Veteran critic Kevin Courrier takes to the local lecture circuit to keep intelligent film analysis and debate alive amid a low-attention-span pop-cultural landscape.
Last Friday, TIFF Bell Lightbox hosted a panel discussion that touched on the topic of whether or not film critics are an endangered species—a timely question in light of Village Voice veteran J. Hoberman being unexpectedly let go two weeks ago. By contrast, on Monday nights at the Miles Nadal JCC, Kevin Courrier can be seen plying what might called an adapt-and-survive mentality.
A former film reviewer for CBC Radio and Metro who also maintains the eclectic arts and culture blog Critics at Large, Courrier has spent his time between bylines building a loyal audience across Toronto with well-received lectures at Ryerson and the Revue Cinema. His dedication to cultivating a generous intellectual give-and-take with his students is a rarity at a time when most critics in all disciplines engage with their readers mostly through nasty exchanges on online comment boards.
Courrier’s latest attempt to bridge the gap between a solitary practice and a public yearning for something beyond a simple thumbs-up appraisal is an eight part series called “Reflections in the Hall of Mirrors: American Movies and the Politics of Idealism.” Originally conceived (and since resurrected) as a book project, it’s a zeitgeist-surfing tour of American cinema since 1960 that parses key films produced under each U.S. presidential administration from JFK to Obama for how they reflect and refract their respective political moments. A look at the Johnson era might include canon fodder like Bonnie and Clyde or Dr. Strangelove, while a consideration of movies under Dubya entails re-evaluating the marionette madness of Team America: World Police (which so memorably reduced post-9/11 geopolitics to a global menage-a-trois between “dicks,” “pussies” and “assholes.”)

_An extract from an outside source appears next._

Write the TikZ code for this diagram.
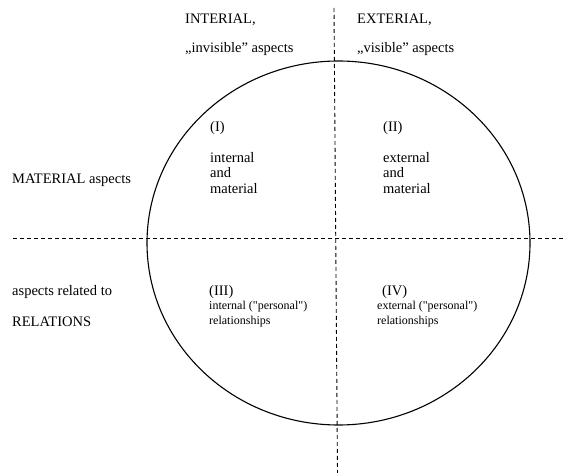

Courrier’s classes are the latest stop on a DIY-film-education circuit that’s recently been thriving in the shadow of the Lightbox, though they’re a very different proposition than Chris Alexander’s Film School Confidential programme at the Bloor, or the Toronto Underground Cinema’s cheeky Defending the Indefensible series, which invites local critics to defend maligned favourites. Courrier isn’t showing entire films: Each two-hour lecture is constructed out of ripped DVD clips, and the screening facilities are modest. Last Monday, a group of 45 people, ranging in age from their early 20s to their mid-60s, stared intently at a medium-sized television to contemplate the significance of an excerpt from 2007′s Live Free or Die Hard (the one where Bruce Willis teamed up with the guy from the Mac ads).
There’s definitely something incongruous about this kind of rigorous, film studies-style analysis taking place at a Jewish community centre: Last summer, when I taught my own course about contemporary national cinemas at the JCC, I discussed the late Taiwanese master Edward Yang in a room still littered with the debris of an after-school daycare group. But the under-the-radar setting also creates a sense of intimacy that encourages passionate debate. “It’s a great place to chat with like-minded people,” says David Davidson, whose blog Toronto Film Review enthusiastically keeps tabs on the city’s cinematic culture. “And the best nights are the ones where you go for pints afterwards.”
Reflections in the Hall of Mirrors: American Movies and the Politics of Idealism runs Mondays until March 26 at the Miles Nadal JCC (750 Spadina Ave.), 7-9 p.m.